The poet is fully conscious that his value in the world's market is pitifully small; that he is neither wealthy nor learned. Yet he has his great compensation, for he has come close to his Lover's heart. In Bengal the women bathing in the river often use their overturned water jars to keep themselves floating when they swim, and the poet uses this incident for his simile:
It is lucky that I am an empty vessel,
For when you swim, I keep floating by your side.
Your full vessels are left on the empty shore, they are for use;
But I am carried to the river in your arms, and I dance
to the rhythm of your heart-throbs and heaving of the waves.
The great distinguished people of the world do not know that these beggars—deprived of education, honour, and wealth—can, in the pride of their souls, look down upon them as the unfortunate ones, who are left on the shore for their worldly uses, but whose life ever misses the touch of the Lover's arms.

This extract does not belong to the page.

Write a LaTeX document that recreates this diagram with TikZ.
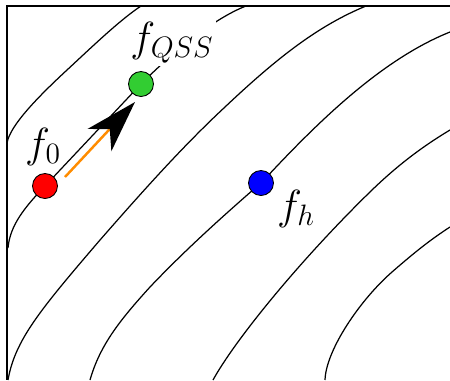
\documentclass[tikz,border=0pt]{standalone}
\usepackage{fix-cm}
\usetikzlibrary{arrows.meta}
\definecolor{dotgreen}{RGB}{50,205,50}
\definecolor{pushorange}{RGB}{255,140,0}

\begin{document}
\begin{tikzpicture}[
    x=0.02cm, y=-0.02cm,
    level/.style={line width=0.7pt},
    frame/.style={line width=0.8pt},
    dot/.style={circle, draw, line width=0.5pt, inner sep=0pt, minimum size=0.5cm},
    tag/.style={inner sep=1.5pt, font=\fontsize{24}{28}\selectfont},
    push/.style={pushorange, line width=1.4pt, -{Stealth[color=black, length=1.04cm, width=0.65cm, inset=0.3cm]}}
]
\useasboundingbox (0,0) rectangle (450,380);
\clip (0,0) rectangle (450,380);

% Axes
\draw[frame] (450,6) -- (7,6) -- (7,380);

% Level curves
\draw[level] (7,143) .. controls (10,125) and (40,95) .. (67,70)
    .. controls (95,44) and (120,20) .. (141,6);
\draw[level] (8,248) .. controls (10,225) and (25,207) .. (45,186)
    .. controls (77,152) and (109,118) .. (141,84)
    .. controls (175,50) and (215,18) .. (246,6);
\draw[level] (8,380) .. controls (15,340) and (40,310) .. (100,240)
    .. controls (142,192) and (183,146) .. (225,107)
    .. controls (280,55) and (320,25) .. (366,6);
\draw[level] (90,380) .. controls (100,345) and (120,320) .. (150,287)
    .. controls (190,245) and (230,210) .. (262,182)
    .. controls (315,125) and (380,60) .. (450,32);
\draw[level] (213,380) .. controls (235,340) and (300,260) .. (372,190)
    .. controls (400,163) and (425,145) .. (450,130);
\draw[level] (325,380) .. controls (326,350) and (360,300) .. (392,272)
    .. controls (415,252) and (430,240) .. (450,227);

% Points
\node[dot, fill=red] (f0) at (45,186) {};
\node[dot, fill=dotgreen] (fqss) at (141,84) {};
\node[dot, fill=blue] (fh) at (261,183) {};

% Step
\coordinate (s) at (65,177);
\coordinate (t) at (135,102);
\draw[push] (s) -- (t);

% Labels
\node[tag] (l0) at (43,147) {$f_0$};
\node[tag, fill=white] (lqss) at (172,43) {$f_{QSS}$};
\node[tag] (lh) at (296,209) {$f_h$};

\end{tikzpicture}
\end{document}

The feeling that man is not a mere casual visitor at the palace-gate of the world, but the invited guest whose presence is needed to give the royal banquet its sole meaning, is not confined to any particular sect in India. Let me quote here some poems from a mediæval poet of Western India—Jnândâs—whose works are nearly forgotten, and have become scarce from the very exquisiteness of their excellence. In the following poem he is addressing God's messenger, who comes to us in the morning light of our childhood, in the dusk of our day's end, and in the night's darkness:
Messenger, morning brought you, habited in gold.
After sunset, your song wore a tune of ascetic grey, and then came night.
Your message was written in bright letters across the black.
Why is such splendour about you, to lure the heart of one who is nothing?
This is the answer of the messenger:
Great is the festival hall where you are to be the only guest.
Therefore the letter to you is written from sky to sky,
And I, the proud servant, bring the invitation with all ceremony.
And thus the poet knows that the silent rows of stars carry God's own invitation to the individual soul.
The same poet sings:
What hast thou come to beg from the beggar, O King of Kings?
My Kingdom is poor for want of him, my dear one, and I wait for him in sorrow.